## Supplied information
※ ※ ※

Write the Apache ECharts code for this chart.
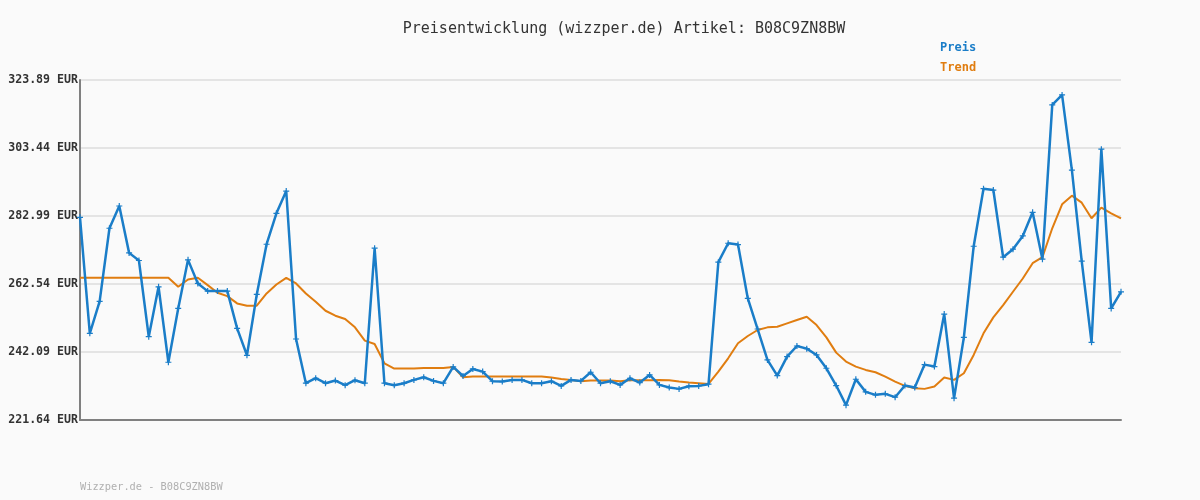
<!DOCTYPE html>
<html>
<head>
<meta charset="utf-8">
<script src="https://cdn.jsdelivr.net/npm/echarts@6/dist/echarts.min.js"></script>
<style>
  html, body { margin: 0; padding: 0; background: #fafafa; }
  #chart { width: 1200px; height: 500px; }
</style>
</head>
<body>
<div id="chart"></div>
<script>
// Preis pro Abruf (107 Messpunkte)
const preis = [
  282.6, 247.7, 257.3, 279.3, 286.0, 271.9, 269.6, 246.7, 261.7, 239.0,
  255.2, 269.8, 262.7, 260.4, 260.4, 260.4, 249.2, 241.1, 259.4, 274.5,
  283.8, 290.5, 246.0, 232.7, 234.2, 232.7, 233.5, 232.1, 233.6, 232.7,
  273.3, 232.7, 232.1, 232.7, 233.7, 234.5, 233.4, 232.7, 237.6, 234.9,
  237.0, 236.2, 233.3, 233.2, 233.7, 233.7, 232.7, 232.7, 233.3, 231.9,
  233.7, 233.4, 236.0, 232.7, 233.3, 232.2, 234.2, 232.9, 235.2, 232.2,
  231.4, 231.0, 231.8, 231.9, 232.4, 269.1, 274.8, 274.4, 258.2, 249.0,
  239.7, 235.0, 240.7, 243.9, 243.1, 241.2, 237.2, 232.0, 226.1, 233.9,
  230.1, 229.2, 229.5, 228.5, 232.0, 231.4, 238.3, 237.7, 253.5, 228.2,
  246.5, 273.9, 291.2, 290.8, 270.6, 273.0, 277.0, 284.1, 270.0, 316.4,
  319.4, 296.8, 269.4, 245.0, 303.1, 255.2, 260.2
];
const trend = [
  264.4, 264.4, 264.4, 264.4, 264.4, 264.4, 264.4, 264.4, 264.4, 264.4,
  261.7, 263.9, 264.4, 262.2, 259.9, 258.9, 256.7, 256.0, 256.0, 259.7,
  262.4, 264.4, 262.7, 259.7, 257.2, 254.5, 253.0, 252.0, 249.5, 245.5,
  244.5, 238.7, 237.1, 237.1, 237.1, 237.3, 237.3, 237.3, 237.6, 234.5,
  234.7, 234.7, 234.7, 234.7, 234.7, 234.7, 234.7, 234.7, 234.4, 234.0,
  233.7, 233.3, 233.5, 233.5, 233.5, 233.3, 233.6, 233.6, 233.6, 233.7,
  233.6, 233.2, 232.9, 232.7, 232.5, 236.2, 240.2, 244.7, 246.9, 248.7,
  249.5, 249.7, 250.7, 251.7, 252.7, 250.2, 246.5, 241.9, 239.2, 237.7,
  236.7, 236.0, 234.7, 233.2, 231.9, 231.2, 231.0, 231.7, 234.4, 233.7,
  235.7, 241.2, 247.7, 252.5, 256.2, 260.2, 264.2, 268.8, 270.6, 279.3,
  286.5, 289.1, 287.0, 282.3, 285.5, 283.8, 282.3
];
const kategorien = preis.map((_, i) => String(i + 1));
const yTicks = [221.64, 242.09, 262.54, 282.99, 303.44, 323.89];

const chart = echarts.init(document.getElementById('chart'));
const mono = '"DejaVu Sans Mono", "Liberation Mono", monospace';

chart.setOption({
  backgroundColor: '#fafafa',
  animation: false,
  title: {
    text: 'Preisentwicklung (wizzper.de) Artikel: B08C9ZN8BW',
    left: 619,
    textAlign: 'center',
    top: 17,
    textStyle: { fontFamily: mono, fontSize: 15, fontWeight: 'normal', color: '#333' }
  },
  legend: {
    orient: 'vertical',
    left: 935,
    top: 37,
    itemWidth: 0,
    itemHeight: 0,
    itemGap: 8,
    icon: 'rect',
    selectedMode: false,
    data: [
      { name: 'Preis', textStyle: { color: '#1a7dc8' } },
      { name: 'Trend', textStyle: { color: '#e07d10' } }
    ],
    textStyle: { fontFamily: mono, fontSize: 12, fontWeight: 'bold', padding: [0, 0, 0, -5] }
  },
  graphic: [{
    type: 'text',
    left: 80,
    top: 482,
    style: { text: 'Wizzper.de - B08C9ZN8BW', fill: '#b0b0b0', font: '10.3px ' + mono }
  }],
  grid: { left: 80, right: 79, top: 80, bottom: 80 },
  xAxis: {
    type: 'category',
    data: kategorien,
    boundaryGap: false,
    axisLine: { lineStyle: { color: '#808080', width: 2 } },
    axisTick: { show: false },
    axisLabel: { show: false },
    splitLine: { show: false }
  },
  yAxis: {
    type: 'value',
    min: yTicks[0],
    max: yTicks[yTicks.length - 1],
    axisLine: { show: true, lineStyle: { color: '#808080', width: 2 } },
    axisTick: { show: false, customValues: yTicks },
    axisLabel: {
      customValues: yTicks,
      margin: 2,
      formatter: v => v.toFixed(2) + ' EUR',
      fontFamily: mono, fontSize: 11.6, fontWeight: 'bold', color: '#333'
    },
    splitLine: { show: true, lineStyle: { color: '#e4e4e4', width: 2 } }
  },
  series: [
    {
      name: 'Preis',
      type: 'line',
      data: preis,
      color: '#1a7dc8',
      lineStyle: { width: 2.5, color: '#1a7dc8' },
      symbol: 'path://M2,0H3V2H5V3H3V5H2V3H0V2H2Z',
      symbolSize: 6,
      itemStyle: { color: '#1a7dc8' },
      z: 3
    },
    {
      name: 'Trend',
      type: 'line',
      data: trend,
      color: '#e07d10',
      lineStyle: { width: 2, color: '#e07d10' },
      showSymbol: false,
      symbol: 'none',
      z: 2
    }
  ]
});
</script>
</body>
</html>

※ ※ ※

## Written request
Repeat the material above in full and unchanged, minus its images.

## Final answer
Write the Apache ECharts code for this chart.
<!DOCTYPE html>
<html>
<head>
<meta charset="utf-8">
<script src="https://cdn.jsdelivr.net/npm/echarts@6/dist/echarts.min.js"></script>
<style>
  html, body { margin: 0; padding: 0; background: #fafafa; }
  #chart { width: 1200px; height: 500px; }
</style>
</head>
<body>
<div id="chart"></div>
<script>
// Preis pro Abruf (107 Messpunkte)
const preis = [
  282.6, 247.7, 257.3, 279.3, 286.0, 271.9, 269.6, 246.7, 261.7, 239.0,
  255.2, 269.8, 262.7, 260.4, 260.4, 260.4, 249.2, 241.1, 259.4, 274.5,
  283.8, 290.5, 246.0, 232.7, 234.2, 232.7, 233.5, 232.1, 233.6, 232.7,
  273.3, 232.7, 232.1, 232.7, 233.7, 234.5, 233.4, 232.7, 237.6, 234.9,
  237.0, 236.2, 233.3, 233.2, 233.7, 233.7, 232.7, 232.7, 233.3, 231.9,
  233.7, 233.4, 236.0, 232.7, 233.3, 232.2, 234.2, 232.9, 235.2, 232.2,
  231.4, 231.0, 231.8, 231.9, 232.4, 269.1, 274.8, 274.4, 258.2, 249.0,
  239.7, 235.0, 240.7, 243.9, 243.1, 241.2, 237.2, 232.0, 226.1, 233.9,
  230.1, 229.2, 229.5, 228.5, 232.0, 231.4, 238.3, 237.7, 253.5, 228.2,
  246.5, 273.9, 291.2, 290.8, 270.6, 273.0, 277.0, 284.1, 270.0, 316.4,
  319.4, 296.8, 269.4, 245.0, 303.1, 255.2, 260.2
];
const trend = [
  264.4, 264.4, 264.4, 264.4, 264.4, 264.4, 264.4, 264.4, 264.4, 264.4,
  261.7, 263.9, 264.4, 262.2, 259.9, 258.9, 256.7, 256.0, 256.0, 259.7,
  262.4, 264.4, 262.7, 259.7, 257.2, 254.5, 253.0, 252.0, 249.5, 245.5,
  244.5, 238.7, 237.1, 237.1, 237.1, 237.3, 237.3, 237.3, 237.6, 234.5,
  234.7, 234.7, 234.7, 234.7, 234.7, 234.7, 234.7, 234.7, 234.4, 234.0,
  233.7, 233.3, 233.5, 233.5, 233.5, 233.3, 233.6, 233.6, 233.6, 233.7,
  233.6, 233.2, 232.9, 232.7, 232.5, 236.2, 240.2, 244.7, 246.9, 248.7,
  249.5, 249.7, 250.7, 251.7, 252.7, 250.2, 246.5, 241.9, 239.2, 237.7,
  236.7, 236.0, 234.7, 233.2, 231.9, 231.2, 231.0, 231.7, 234.4, 233.7,
  235.7, 241.2, 247.7, 252.5, 256.2, 260.2, 264.2, 268.8, 270.6, 279.3,
  286.5, 289.1, 287.0, 282.3, 285.5, 283.8, 282.3
];
const kategorien = preis.map((_, i) => String(i + 1));
const yTicks = [221.64, 242.09, 262.54, 282.99, 303.44, 323.89];

const chart = echarts.init(document.getElementById('chart'));
const mono = '"DejaVu Sans Mono", "Liberation Mono", monospace';

chart.setOption({
  backgroundColor: '#fafafa',
  animation: false,
  title: {
    text: 'Preisentwicklung (wizzper.de) Artikel: B08C9ZN8BW',
    left: 619,
    textAlign: 'center',
    top: 17,
    textStyle: { fontFamily: mono, fontSize: 15, fontWeight: 'normal', color: '#333' }
  },
  legend: {
    orient: 'vertical',
    left: 935,
    top: 37,
    itemWidth: 0,
    itemHeight: 0,
    itemGap: 8,
    icon: 'rect',
    selectedMode: false,
    data: [
      { name: 'Preis', textStyle: { color: '#1a7dc8' } },
      { name: 'Trend', textStyle: { color: '#e07d10' } }
    ],
    textStyle: { fontFamily: mono, fontSize: 12, fontWeight: 'bold', padding: [0, 0, 0, -5] }
  },
  graphic: [{
    type: 'text',
    left: 80,
    top: 482,
    style: { text: 'Wizzper.de - B08C9ZN8BW', fill: '#b0b0b0', font: '10.3px ' + mono }
  }],
  grid: { left: 80, right: 79, top: 80, bottom: 80 },
  xAxis: {
    type: 'category',
    data: kategorien,
    boundaryGap: false,
    axisLine: { lineStyle: { color: '#808080', width: 2 } },
    axisTick: { show: false },
    axisLabel: { show: false },
    splitLine: { show: false }
  },
  yAxis: {
    type: 'value',
    min: yTicks[0],
    max: yTicks[yTicks.length - 1],
    axisLine: { show: true, lineStyle: { color: '#808080', width: 2 } },
    axisTick: { show: false, customValues: yTicks },
    axisLabel: {
      customValues: yTicks,
      margin: 2,
      formatter: v => v.toFixed(2) + ' EUR',
      fontFamily: mono, fontSize: 11.6, fontWeight: 'bold', color: '#333'
    },
    splitLine: { show: true, lineStyle: { color: '#e4e4e4', width: 2 } }
  },
  series: [
    {
      name: 'Preis',
      type: 'line',
      data: preis,
      color: '#1a7dc8',
      lineStyle: { width: 2.5, color: '#1a7dc8' },
      symbol: 'path://M2,0H3V2H5V3H3V5H2V3H0V2H2Z',
      symbolSize: 6,
      itemStyle: { color: '#1a7dc8' },
      z: 3
    },
    {
      name: 'Trend',
      type: 'line',
      data: trend,
      color: '#e07d10',
      lineStyle: { width: 2, color: '#e07d10' },
      showSymbol: false,
      symbol: 'none',
      z: 2
    }
  ]
});
</script>
</body>
</html>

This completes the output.